* What you have to do
Leave out the pictures and retype only the lines from the opening line to the line that holds "Serif', 'Times New", both ends included.

* Dataset section
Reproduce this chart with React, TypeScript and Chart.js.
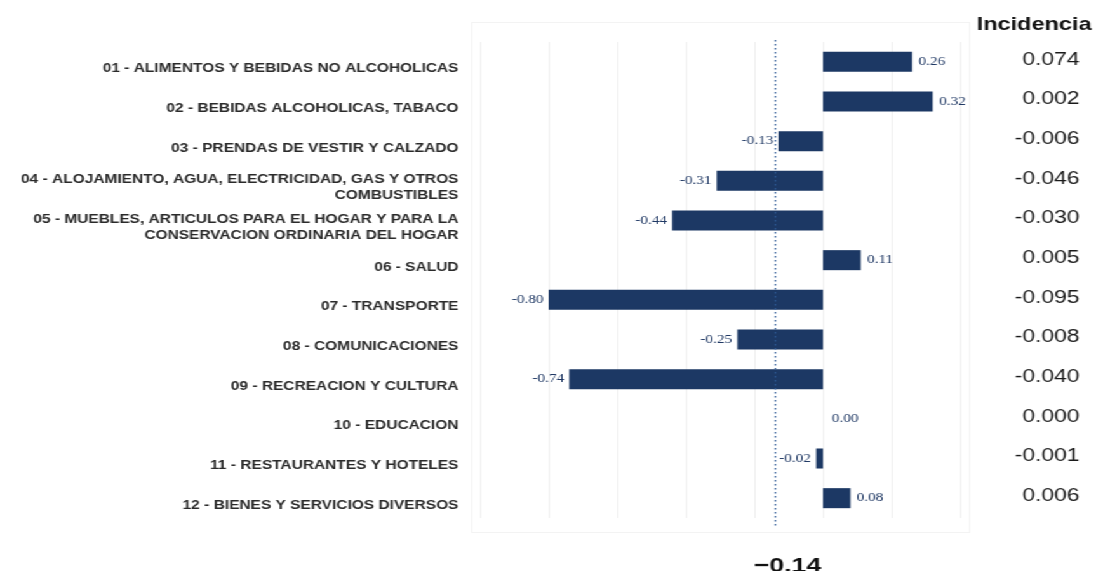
import React, { useEffect, useRef } from "react";
import { Chart, registerables } from "chart.js";

Chart.register(...registerables);

const categories: (string | string[])[] = [
  "01 - ALIMENTOS Y BEBIDAS NO ALCOHOLICAS",
  "02 - BEBIDAS ALCOHOLICAS, TABACO",
  "03 - PRENDAS DE VESTIR Y CALZADO",
  ["04 - ALOJAMIENTO, AGUA, ELECTRICIDAD, GAS Y OTROS", "COMBUSTIBLES"],
  ["05 - MUEBLES, ARTICULOS PARA EL HOGAR Y PARA LA", "CONSERVACION ORDINARIA DEL HOGAR"],
  "06 - SALUD",
  "07 - TRANSPORTE",
  "08 - COMUNICACIONES",
  "09 - RECREACION Y CULTURA",
  "10 - EDUCACION",
  "11 - RESTAURANTES Y HOTELES",
  "12 - BIENES Y SERVICIOS DIVERSOS",
];

const variation = [0.26, 0.32, -0.13, -0.31, -0.44, 0.11, -0.8, -0.25, -0.74, 0.0, -0.02, 0.08];

const incidencia = [0.074, 0.002, -0.006, -0.046, -0.03, 0.005, -0.095, -0.008, -0.04, 0.0, -0.001, 0.006];

const incidenciaTitle = "Incidencia";
const totalVariation = -0.14;
const totalLabel = "\u22120.14";

const xMin = -1.0;
const xMax = 0.4;
const xStep = 0.2;

const STRETCH = 1.27;
const LOGICAL_W = Math.round(1096 / STRETCH);
const H = 571;

const BAR_COLOR = "#1c3864";
const SANS = "'Liberation Sans', Arial, sans-serif";
const SERIF = "'Liberation Serif', 'Times New Roman', serif";

const extrasPlugin = {
  id: "extras",
  beforeDraw(chart: any) {
    const { ctx } = chart;
    ctx.save();
    ctx.fillStyle = "#ffffff";
    ctx.fillRect(0, 0, chart.width, chart.height);
    // faint frame around plot
    ctx.strokeStyle = "#f3f3f3";
    ctx.lineWidth = 1;
    const a = chart.chartArea;
    ctx.strokeRect(a.left - 6.5, a.top - 19.5, a.right - a.left + 14, a.bottom - a.top + 34);
    ctx.restore();
  },
  afterDatasetsDraw(chart: any) {
    const { ctx } = chart;
    const xs = chart.scales.x;
    const ys = chart.scales.y;
    const a = chart.chartArea;
    ctx.save();
    // data labels
    ctx.font = `12px ${SERIF}`;
    ctx.fillStyle = "#1f3864";
    ctx.textBaseline = "middle";
    variation.forEach((v, i) => {
      const y = ys.getPixelForValue(i);
      const x = xs.getPixelForValue(v);
      const txt = v.toFixed(2);
      if (v >= 0) {
        ctx.textAlign = "left";
        ctx.fillText(txt, x + (v === 0 ? 7 : 5), y);
      } else {
        ctx.textAlign = "right";
        ctx.fillText(txt, x - 4, y);
      }
    });
    // dotted total line
    const xt = Math.round(xs.getPixelForValue(totalVariation)) + 0.5;
    ctx.strokeStyle = "#2e5a96";
    ctx.lineWidth = 1.2;
    ctx.setLineDash([1.5, 2.5]);
    ctx.beginPath();
    ctx.moveTo(xt, a.top - 2);
    ctx.lineTo(xt, a.bottom + 10);
    ctx.stroke();
    ctx.setLineDash([]);
    // total label
    ctx.fillStyle = "#111111";
    ctx.font = `bold 21px ${SANS}`;
    ctx.textAlign = "center";
    ctx.textBaseline = "alphabetic";
    ctx.fillText(totalLabel, xt + 9.5, 572);
    // incidencia column
    ctx.font = `bold 18.5px ${SANS}`;
    ctx.textAlign = "left";
    ctx.fillStyle = "#111111";
    ctx.fillText(incidenciaTitle, 769, 30);
    ctx.font = `18px ${SANS}`;
    ctx.fillStyle = "#1a1a1a";
    ctx.textAlign = "right";
    ctx.textBaseline = "middle";
    incidencia.forEach((v, i) => {
      const y = ys.getPixelForValue(i) - 2;
      ctx.fillText(v.toFixed(3), 850, y);
    });
    ctx.restore();
  },
};

export default function App() {
  const canvasRef = useRef<HTMLCanvasElement | null>(null);

  useEffect(() => {
    const canvas = canvasRef.current;
    if (!canvas) return;
    const chart = new Chart(canvas, {
      type: "bar",
      data: {
        labels: categories as any,
        datasets: [
          {
            data: variation,
            backgroundColor: BAR_COLOR,
            borderWidth: 0,
            barPercentage: 0.505,
            categoryPercentage: 1,
          },
        ],
      },
      options: {
        indexAxis: "y",
        animation: false,
        responsive: true,
        maintainAspectRatio: false,
        layout: { padding: { left: 0, right: LOGICAL_W - 756, top: 42, bottom: 53 } },
        plugins: {
          legend: { display: false },
          tooltip: { enabled: false },
          title: { display: false },
        },
        scales: {
          x: {
            type: "linear",
            min: xMin,
            max: xMax,
            ticks: { display: false, stepSize: xStep },
            grid: { color: "#f0f0f0", drawTicks: false, lineWidth: 1 },
            border: { display: false },
            afterFit: (s: any) => {
              s.height = 0;
            },
          },
          y: {
            type: "category",
            ticks: {
              color: "#2a2a2a",
              font: { family: SANS, size: 12.2, weight: "bold", lineHeight: 1.3 },
              padding: 17,
              labelOffset: 7,
              autoSkip: false,
            },
            grid: { display: false, drawTicks: false },
            border: { display: false },
            afterFit: (s: any) => {
              s.width = 378;
            },
          },
        },
      },
      plugins: [extrasPlugin],
    });
    return () => chart.destroy();
  }, []);

  return (
    <div
      style={{
        position: "absolute",
        left: 0,
        top: 0,
        width: LOGICAL_W,
        height: H,
        transform: `scaleX(${STRETCH})`,
        transformOrigin: "0 0",
        background: "#ffffff",
      }}
    >
      <canvas ref={canvasRef} />
    </div>
  );
}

* Complete response
Reproduce this chart with React, TypeScript and Chart.js.
import React, { useEffect, useRef } from "react";
import { Chart, registerables } from "chart.js";

Chart.register(...registerables);

const categories: (string | string[])[] = [
  "01 - ALIMENTOS Y BEBIDAS NO ALCOHOLICAS",
  "02 - BEBIDAS ALCOHOLICAS, TABACO",
  "03 - PRENDAS DE VESTIR Y CALZADO",
  ["04 - ALOJAMIENTO, AGUA, ELECTRICIDAD, GAS Y OTROS", "COMBUSTIBLES"],
  ["05 - MUEBLES, ARTICULOS PARA EL HOGAR Y PARA LA", "CONSERVACION ORDINARIA DEL HOGAR"],
  "06 - SALUD",
  "07 - TRANSPORTE",
  "08 - COMUNICACIONES",
  "09 - RECREACION Y CULTURA",
  "10 - EDUCACION",
  "11 - RESTAURANTES Y HOTELES",
  "12 - BIENES Y SERVICIOS DIVERSOS",
];

const variation = [0.26, 0.32, -0.13, -0.31, -0.44, 0.11, -0.8, -0.25, -0.74, 0.0, -0.02, 0.08];

const incidencia = [0.074, 0.002, -0.006, -0.046, -0.03, 0.005, -0.095, -0.008, -0.04, 0.0, -0.001, 0.006];

const incidenciaTitle = "Incidencia";
const totalVariation = -0.14;
const totalLabel = "\u22120.14";

const xMin = -1.0;
const xMax = 0.4;
const xStep = 0.2;

const STRETCH = 1.27;
const LOGICAL_W = Math.round(1096 / STRETCH);
const H = 571;

const BAR_COLOR = "#1c3864";
const SANS = "'Liberation Sans', Arial, sans-serif";
const SERIF = "'Liberation Serif', 'Times New Roman', serif";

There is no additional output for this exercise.